(Problem statement)
Using the listing below, output only the lines from the one that contains "Recreate this image" through the one that contains "const tempLabel = '温度变化';", inclusive, exactly as given and without images.

### Data for processing ###

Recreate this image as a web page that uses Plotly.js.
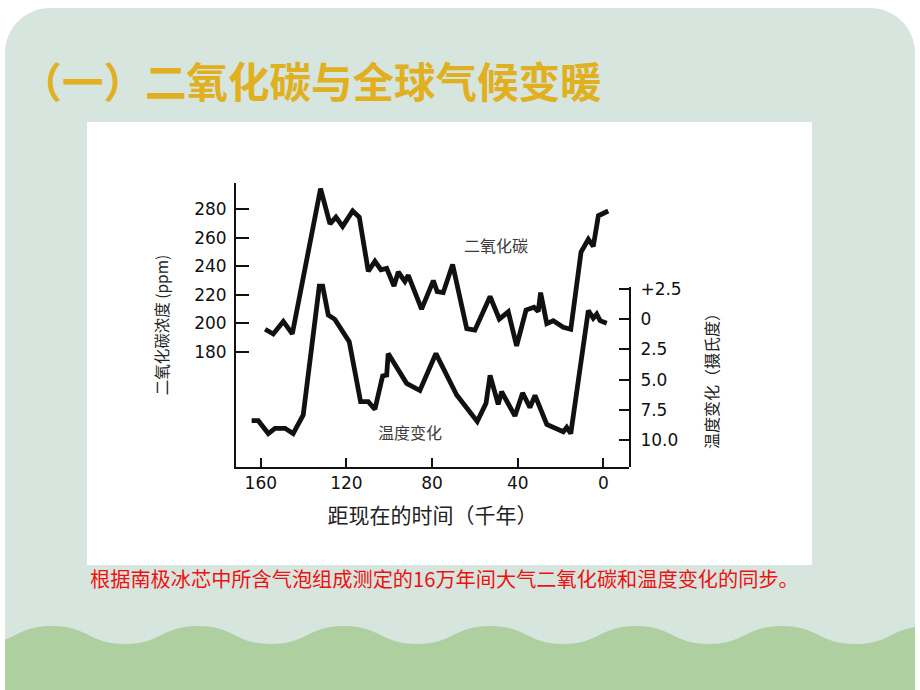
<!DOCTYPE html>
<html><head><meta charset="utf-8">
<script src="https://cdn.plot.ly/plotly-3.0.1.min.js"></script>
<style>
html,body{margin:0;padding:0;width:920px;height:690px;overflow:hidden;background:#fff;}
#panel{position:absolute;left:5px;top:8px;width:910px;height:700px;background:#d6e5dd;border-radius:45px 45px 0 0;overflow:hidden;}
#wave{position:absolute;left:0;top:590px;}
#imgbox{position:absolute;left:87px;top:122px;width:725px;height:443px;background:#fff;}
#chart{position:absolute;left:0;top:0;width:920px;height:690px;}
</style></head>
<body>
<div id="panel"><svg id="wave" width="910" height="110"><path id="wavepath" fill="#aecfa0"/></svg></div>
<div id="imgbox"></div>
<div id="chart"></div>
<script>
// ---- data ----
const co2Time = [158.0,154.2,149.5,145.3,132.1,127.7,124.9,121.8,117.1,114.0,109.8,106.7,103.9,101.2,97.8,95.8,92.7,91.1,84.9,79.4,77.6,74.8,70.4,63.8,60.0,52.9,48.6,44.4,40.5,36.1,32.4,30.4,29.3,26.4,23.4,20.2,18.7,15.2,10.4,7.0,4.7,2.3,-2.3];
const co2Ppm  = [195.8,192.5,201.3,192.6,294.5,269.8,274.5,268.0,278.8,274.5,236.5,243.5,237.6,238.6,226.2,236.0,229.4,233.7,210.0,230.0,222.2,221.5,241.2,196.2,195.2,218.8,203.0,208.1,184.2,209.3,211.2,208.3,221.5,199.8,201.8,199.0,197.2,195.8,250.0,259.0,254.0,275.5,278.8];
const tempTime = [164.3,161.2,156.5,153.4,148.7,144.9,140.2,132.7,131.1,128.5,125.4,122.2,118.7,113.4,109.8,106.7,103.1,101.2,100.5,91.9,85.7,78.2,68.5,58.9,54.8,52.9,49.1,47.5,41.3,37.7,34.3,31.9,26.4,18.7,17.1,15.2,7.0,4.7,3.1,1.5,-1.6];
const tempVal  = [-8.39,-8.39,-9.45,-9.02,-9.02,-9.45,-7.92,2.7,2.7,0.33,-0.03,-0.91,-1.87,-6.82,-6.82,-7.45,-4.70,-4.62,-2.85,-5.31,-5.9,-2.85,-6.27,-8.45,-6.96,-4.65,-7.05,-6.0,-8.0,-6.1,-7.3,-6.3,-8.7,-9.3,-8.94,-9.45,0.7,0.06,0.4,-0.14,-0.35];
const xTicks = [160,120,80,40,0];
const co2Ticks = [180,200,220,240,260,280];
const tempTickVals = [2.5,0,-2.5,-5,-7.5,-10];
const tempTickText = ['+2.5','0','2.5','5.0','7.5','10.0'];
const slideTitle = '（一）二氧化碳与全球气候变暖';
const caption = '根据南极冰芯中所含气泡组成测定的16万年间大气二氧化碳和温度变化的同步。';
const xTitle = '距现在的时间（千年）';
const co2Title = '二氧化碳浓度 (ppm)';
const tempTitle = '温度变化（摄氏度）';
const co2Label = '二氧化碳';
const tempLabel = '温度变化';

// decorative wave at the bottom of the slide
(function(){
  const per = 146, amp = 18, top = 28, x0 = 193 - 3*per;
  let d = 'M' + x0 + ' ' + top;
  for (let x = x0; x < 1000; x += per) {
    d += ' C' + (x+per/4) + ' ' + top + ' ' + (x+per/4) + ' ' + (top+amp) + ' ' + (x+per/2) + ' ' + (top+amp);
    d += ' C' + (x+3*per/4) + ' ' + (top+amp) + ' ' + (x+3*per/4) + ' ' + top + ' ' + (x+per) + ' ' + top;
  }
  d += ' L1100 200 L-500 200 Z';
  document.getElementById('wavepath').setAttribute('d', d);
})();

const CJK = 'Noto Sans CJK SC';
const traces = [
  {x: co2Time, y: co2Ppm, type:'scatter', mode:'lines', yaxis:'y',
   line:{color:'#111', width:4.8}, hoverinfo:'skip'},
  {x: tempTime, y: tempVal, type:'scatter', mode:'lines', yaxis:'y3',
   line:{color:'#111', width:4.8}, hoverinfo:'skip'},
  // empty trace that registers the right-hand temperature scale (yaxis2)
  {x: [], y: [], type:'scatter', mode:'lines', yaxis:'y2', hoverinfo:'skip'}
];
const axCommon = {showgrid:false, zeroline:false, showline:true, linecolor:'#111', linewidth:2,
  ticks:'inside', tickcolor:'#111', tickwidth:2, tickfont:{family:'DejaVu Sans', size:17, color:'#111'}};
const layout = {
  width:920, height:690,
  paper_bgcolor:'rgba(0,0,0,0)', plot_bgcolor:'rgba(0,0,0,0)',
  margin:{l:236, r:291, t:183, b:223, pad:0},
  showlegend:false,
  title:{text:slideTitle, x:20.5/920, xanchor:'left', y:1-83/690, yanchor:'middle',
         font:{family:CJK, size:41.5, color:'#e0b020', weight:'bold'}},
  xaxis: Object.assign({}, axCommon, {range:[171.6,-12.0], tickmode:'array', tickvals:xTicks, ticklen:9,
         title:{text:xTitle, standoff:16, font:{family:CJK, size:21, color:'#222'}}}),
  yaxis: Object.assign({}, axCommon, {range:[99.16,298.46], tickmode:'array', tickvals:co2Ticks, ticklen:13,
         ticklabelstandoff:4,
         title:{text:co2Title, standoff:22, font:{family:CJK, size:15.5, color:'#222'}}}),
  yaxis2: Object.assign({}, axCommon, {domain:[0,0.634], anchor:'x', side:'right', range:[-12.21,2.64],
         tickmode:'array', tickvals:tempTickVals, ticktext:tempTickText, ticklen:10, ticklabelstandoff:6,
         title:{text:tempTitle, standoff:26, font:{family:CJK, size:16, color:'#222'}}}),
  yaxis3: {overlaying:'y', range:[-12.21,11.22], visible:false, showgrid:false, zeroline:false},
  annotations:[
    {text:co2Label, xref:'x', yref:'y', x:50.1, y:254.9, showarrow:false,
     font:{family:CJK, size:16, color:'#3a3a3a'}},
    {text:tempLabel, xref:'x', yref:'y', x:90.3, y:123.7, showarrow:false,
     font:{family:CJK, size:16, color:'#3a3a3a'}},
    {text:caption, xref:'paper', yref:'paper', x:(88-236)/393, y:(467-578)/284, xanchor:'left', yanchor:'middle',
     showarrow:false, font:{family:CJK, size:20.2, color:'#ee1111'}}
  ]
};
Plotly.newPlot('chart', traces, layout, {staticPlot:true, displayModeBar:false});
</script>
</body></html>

###
### Data for processing ###

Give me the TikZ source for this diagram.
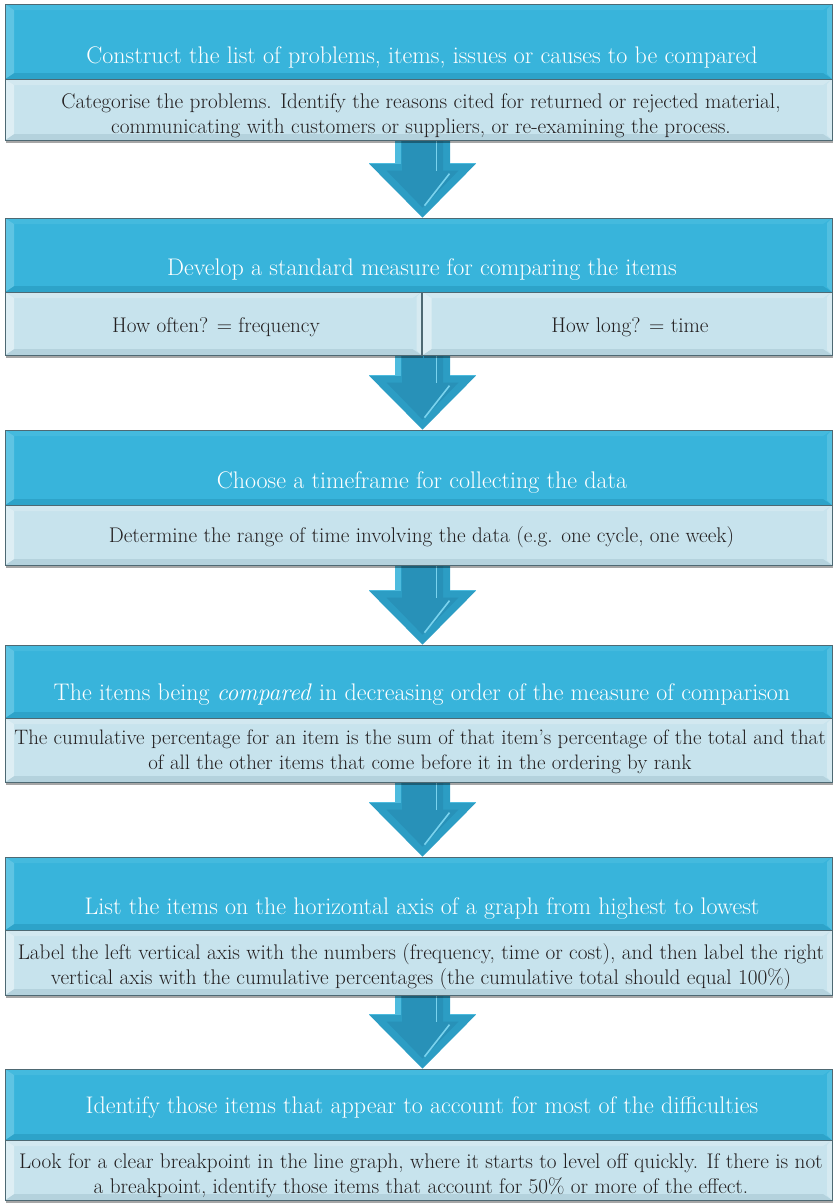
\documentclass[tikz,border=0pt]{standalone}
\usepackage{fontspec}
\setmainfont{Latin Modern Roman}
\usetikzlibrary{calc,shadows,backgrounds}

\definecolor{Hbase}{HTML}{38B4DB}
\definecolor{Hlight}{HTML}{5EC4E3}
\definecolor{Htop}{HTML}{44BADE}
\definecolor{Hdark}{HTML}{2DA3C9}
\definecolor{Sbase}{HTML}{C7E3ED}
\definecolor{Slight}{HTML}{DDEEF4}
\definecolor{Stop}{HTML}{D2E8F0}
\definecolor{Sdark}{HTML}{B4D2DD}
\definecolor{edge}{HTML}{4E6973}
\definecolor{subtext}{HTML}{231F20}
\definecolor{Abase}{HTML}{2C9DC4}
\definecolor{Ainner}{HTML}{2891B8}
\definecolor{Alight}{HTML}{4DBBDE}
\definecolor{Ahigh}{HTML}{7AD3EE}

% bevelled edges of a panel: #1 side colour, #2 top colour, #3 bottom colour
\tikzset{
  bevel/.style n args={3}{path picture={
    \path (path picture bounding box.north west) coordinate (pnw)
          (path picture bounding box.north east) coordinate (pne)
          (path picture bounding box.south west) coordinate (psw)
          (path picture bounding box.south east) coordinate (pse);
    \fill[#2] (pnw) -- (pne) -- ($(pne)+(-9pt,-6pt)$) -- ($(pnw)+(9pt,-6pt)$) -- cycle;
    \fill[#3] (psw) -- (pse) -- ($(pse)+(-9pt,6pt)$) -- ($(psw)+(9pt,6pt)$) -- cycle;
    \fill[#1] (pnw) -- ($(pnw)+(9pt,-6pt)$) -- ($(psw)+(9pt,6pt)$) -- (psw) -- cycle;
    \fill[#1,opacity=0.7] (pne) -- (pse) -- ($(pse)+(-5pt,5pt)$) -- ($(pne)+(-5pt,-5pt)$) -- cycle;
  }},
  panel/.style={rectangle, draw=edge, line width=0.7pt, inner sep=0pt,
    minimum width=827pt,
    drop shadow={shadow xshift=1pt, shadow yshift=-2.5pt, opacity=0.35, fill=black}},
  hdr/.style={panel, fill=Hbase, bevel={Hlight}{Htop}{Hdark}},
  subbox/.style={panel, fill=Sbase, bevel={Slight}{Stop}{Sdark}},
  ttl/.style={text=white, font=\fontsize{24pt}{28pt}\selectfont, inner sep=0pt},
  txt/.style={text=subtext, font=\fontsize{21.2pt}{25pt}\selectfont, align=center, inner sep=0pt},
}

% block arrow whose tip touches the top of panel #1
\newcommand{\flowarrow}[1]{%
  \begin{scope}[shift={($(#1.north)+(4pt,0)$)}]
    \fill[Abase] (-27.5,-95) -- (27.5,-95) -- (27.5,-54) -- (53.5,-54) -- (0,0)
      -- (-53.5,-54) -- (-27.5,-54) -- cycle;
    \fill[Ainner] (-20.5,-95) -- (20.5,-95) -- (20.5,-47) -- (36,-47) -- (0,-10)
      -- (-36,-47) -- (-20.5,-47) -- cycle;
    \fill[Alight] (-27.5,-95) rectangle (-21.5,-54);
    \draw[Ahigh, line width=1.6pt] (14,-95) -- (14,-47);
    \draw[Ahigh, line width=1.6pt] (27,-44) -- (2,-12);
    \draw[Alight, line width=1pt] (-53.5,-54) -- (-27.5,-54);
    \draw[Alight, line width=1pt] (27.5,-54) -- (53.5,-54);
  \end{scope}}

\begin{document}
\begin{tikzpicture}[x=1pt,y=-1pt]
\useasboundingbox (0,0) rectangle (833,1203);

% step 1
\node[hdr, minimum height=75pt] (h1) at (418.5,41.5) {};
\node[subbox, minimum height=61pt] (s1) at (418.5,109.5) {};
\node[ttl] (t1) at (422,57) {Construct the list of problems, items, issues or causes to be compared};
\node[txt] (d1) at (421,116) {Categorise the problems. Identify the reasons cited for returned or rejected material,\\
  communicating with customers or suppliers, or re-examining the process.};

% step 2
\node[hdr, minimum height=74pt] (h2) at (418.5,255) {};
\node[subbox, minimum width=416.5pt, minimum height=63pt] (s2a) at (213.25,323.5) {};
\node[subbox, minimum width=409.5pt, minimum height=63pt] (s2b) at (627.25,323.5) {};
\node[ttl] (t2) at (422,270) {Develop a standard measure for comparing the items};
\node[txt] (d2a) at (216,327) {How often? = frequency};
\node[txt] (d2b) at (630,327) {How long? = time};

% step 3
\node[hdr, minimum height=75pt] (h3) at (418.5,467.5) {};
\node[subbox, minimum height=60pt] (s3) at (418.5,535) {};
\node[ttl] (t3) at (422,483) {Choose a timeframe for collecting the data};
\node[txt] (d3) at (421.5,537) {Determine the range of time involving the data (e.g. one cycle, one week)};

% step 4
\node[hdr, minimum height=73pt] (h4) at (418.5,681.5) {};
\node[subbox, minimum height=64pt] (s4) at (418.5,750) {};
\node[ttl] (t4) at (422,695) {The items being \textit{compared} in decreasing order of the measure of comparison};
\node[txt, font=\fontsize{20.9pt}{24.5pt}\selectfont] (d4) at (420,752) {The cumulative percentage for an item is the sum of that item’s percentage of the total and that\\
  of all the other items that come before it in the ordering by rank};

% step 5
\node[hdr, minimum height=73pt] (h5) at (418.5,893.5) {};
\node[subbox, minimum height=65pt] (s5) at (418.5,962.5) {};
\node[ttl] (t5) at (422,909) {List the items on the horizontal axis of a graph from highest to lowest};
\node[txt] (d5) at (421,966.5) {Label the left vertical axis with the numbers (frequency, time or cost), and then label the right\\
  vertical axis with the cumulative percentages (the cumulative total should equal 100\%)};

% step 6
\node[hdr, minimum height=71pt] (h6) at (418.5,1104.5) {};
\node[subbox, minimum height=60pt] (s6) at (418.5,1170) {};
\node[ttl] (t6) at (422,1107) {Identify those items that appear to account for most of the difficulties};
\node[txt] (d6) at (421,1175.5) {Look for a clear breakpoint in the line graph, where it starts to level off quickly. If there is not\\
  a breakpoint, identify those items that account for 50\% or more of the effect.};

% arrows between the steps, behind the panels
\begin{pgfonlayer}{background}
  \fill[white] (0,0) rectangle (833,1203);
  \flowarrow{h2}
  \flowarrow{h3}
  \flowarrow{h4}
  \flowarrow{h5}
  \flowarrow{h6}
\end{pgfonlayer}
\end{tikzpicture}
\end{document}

###
### Data for processing ###

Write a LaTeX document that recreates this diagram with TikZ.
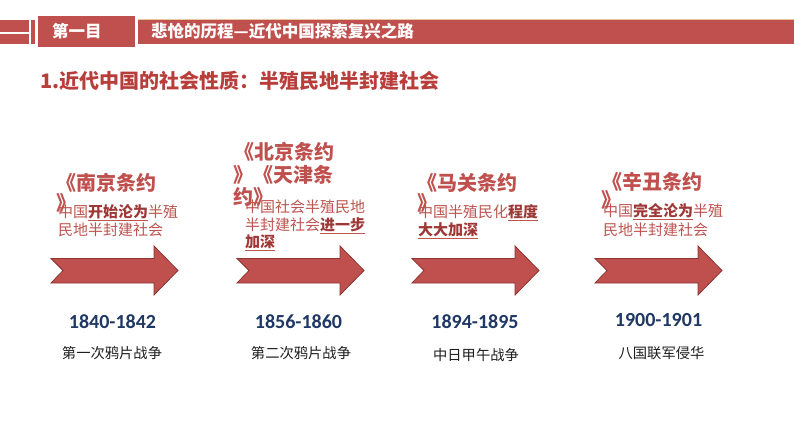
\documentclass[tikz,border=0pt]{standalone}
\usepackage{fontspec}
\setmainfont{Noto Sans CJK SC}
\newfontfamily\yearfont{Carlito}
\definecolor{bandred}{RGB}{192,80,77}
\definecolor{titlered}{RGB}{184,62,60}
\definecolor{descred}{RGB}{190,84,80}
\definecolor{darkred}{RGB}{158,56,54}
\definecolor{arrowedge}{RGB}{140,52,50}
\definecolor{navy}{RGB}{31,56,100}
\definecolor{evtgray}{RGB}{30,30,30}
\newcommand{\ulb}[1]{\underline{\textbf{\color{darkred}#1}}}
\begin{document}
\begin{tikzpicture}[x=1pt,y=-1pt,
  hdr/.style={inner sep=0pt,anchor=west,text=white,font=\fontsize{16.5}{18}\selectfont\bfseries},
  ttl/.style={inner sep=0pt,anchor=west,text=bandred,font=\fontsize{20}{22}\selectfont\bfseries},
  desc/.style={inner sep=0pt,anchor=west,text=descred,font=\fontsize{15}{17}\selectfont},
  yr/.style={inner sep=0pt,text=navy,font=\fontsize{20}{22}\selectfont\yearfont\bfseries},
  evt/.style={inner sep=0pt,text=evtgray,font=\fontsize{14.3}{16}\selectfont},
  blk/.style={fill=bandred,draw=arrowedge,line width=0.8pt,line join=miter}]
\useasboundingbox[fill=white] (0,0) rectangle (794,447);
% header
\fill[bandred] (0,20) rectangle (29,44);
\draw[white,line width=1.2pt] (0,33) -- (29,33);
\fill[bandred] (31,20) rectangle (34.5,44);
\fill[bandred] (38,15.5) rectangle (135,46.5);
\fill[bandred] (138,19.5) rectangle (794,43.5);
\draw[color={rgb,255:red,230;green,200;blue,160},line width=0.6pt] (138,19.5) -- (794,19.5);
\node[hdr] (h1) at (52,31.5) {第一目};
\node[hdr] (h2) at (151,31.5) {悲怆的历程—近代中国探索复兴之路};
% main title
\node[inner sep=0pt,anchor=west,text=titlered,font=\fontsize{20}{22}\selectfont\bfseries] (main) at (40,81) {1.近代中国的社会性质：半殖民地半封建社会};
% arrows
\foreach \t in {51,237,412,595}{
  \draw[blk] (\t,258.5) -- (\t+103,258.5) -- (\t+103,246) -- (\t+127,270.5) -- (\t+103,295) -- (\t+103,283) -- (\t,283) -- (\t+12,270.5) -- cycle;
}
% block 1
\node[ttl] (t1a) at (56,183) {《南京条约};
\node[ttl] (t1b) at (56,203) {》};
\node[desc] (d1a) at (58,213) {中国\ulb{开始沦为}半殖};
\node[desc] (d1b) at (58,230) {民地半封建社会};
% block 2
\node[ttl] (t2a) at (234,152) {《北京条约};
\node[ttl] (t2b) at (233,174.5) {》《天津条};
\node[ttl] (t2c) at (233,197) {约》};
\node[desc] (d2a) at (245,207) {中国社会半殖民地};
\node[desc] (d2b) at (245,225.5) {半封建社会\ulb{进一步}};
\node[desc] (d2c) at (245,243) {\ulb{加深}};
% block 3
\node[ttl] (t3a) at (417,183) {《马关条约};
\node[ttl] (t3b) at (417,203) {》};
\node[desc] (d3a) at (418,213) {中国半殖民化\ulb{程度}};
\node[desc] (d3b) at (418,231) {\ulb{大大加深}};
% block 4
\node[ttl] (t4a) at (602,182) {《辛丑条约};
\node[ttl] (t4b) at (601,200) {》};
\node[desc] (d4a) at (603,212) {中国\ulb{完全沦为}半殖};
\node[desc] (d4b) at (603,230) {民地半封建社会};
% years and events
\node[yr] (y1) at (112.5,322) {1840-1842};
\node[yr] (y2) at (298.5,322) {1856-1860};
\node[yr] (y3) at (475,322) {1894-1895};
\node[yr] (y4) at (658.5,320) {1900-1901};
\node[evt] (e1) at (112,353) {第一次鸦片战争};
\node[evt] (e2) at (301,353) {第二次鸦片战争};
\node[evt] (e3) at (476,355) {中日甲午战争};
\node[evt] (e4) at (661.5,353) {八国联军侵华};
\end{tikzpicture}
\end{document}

###

(Reply to the task)
Recreate this image as a web page that uses Plotly.js.
<!DOCTYPE html>
<html><head><meta charset="utf-8">
<script src="https://cdn.plot.ly/plotly-3.0.1.min.js"></script>
<style>
html,body{margin:0;padding:0;width:920px;height:690px;overflow:hidden;background:#fff;}
#panel{position:absolute;left:5px;top:8px;width:910px;height:700px;background:#d6e5dd;border-radius:45px 45px 0 0;overflow:hidden;}
#wave{position:absolute;left:0;top:590px;}
#imgbox{position:absolute;left:87px;top:122px;width:725px;height:443px;background:#fff;}
#chart{position:absolute;left:0;top:0;width:920px;height:690px;}
</style></head>
<body>
<div id="panel"><svg id="wave" width="910" height="110"><path id="wavepath" fill="#aecfa0"/></svg></div>
<div id="imgbox"></div>
<div id="chart"></div>
<script>
// ---- data ----
const co2Time = [158.0,154.2,149.5,145.3,132.1,127.7,124.9,121.8,117.1,114.0,109.8,106.7,103.9,101.2,97.8,95.8,92.7,91.1,84.9,79.4,77.6,74.8,70.4,63.8,60.0,52.9,48.6,44.4,40.5,36.1,32.4,30.4,29.3,26.4,23.4,20.2,18.7,15.2,10.4,7.0,4.7,2.3,-2.3];
const co2Ppm  = [195.8,192.5,201.3,192.6,294.5,269.8,274.5,268.0,278.8,274.5,236.5,243.5,237.6,238.6,226.2,236.0,229.4,233.7,210.0,230.0,222.2,221.5,241.2,196.2,195.2,218.8,203.0,208.1,184.2,209.3,211.2,208.3,221.5,199.8,201.8,199.0,197.2,195.8,250.0,259.0,254.0,275.5,278.8];
const tempTime = [164.3,161.2,156.5,153.4,148.7,144.9,140.2,132.7,131.1,128.5,125.4,122.2,118.7,113.4,109.8,106.7,103.1,101.2,100.5,91.9,85.7,78.2,68.5,58.9,54.8,52.9,49.1,47.5,41.3,37.7,34.3,31.9,26.4,18.7,17.1,15.2,7.0,4.7,3.1,1.5,-1.6];
const tempVal  = [-8.39,-8.39,-9.45,-9.02,-9.02,-9.45,-7.92,2.7,2.7,0.33,-0.03,-0.91,-1.87,-6.82,-6.82,-7.45,-4.70,-4.62,-2.85,-5.31,-5.9,-2.85,-6.27,-8.45,-6.96,-4.65,-7.05,-6.0,-8.0,-6.1,-7.3,-6.3,-8.7,-9.3,-8.94,-9.45,0.7,0.06,0.4,-0.14,-0.35];
const xTicks = [160,120,80,40,0];
const co2Ticks = [180,200,220,240,260,280];
const tempTickVals = [2.5,0,-2.5,-5,-7.5,-10];
const tempTickText = ['+2.5','0','2.5','5.0','7.5','10.0'];
const slideTitle = '（一）二氧化碳与全球气候变暖';
const caption = '根据南极冰芯中所含气泡组成测定的16万年间大气二氧化碳和温度变化的同步。';
const xTitle = '距现在的时间（千年）';
const co2Title = '二氧化碳浓度 (ppm)';
const tempTitle = '温度变化（摄氏度）';
const co2Label = '二氧化碳';
const tempLabel = '温度变化';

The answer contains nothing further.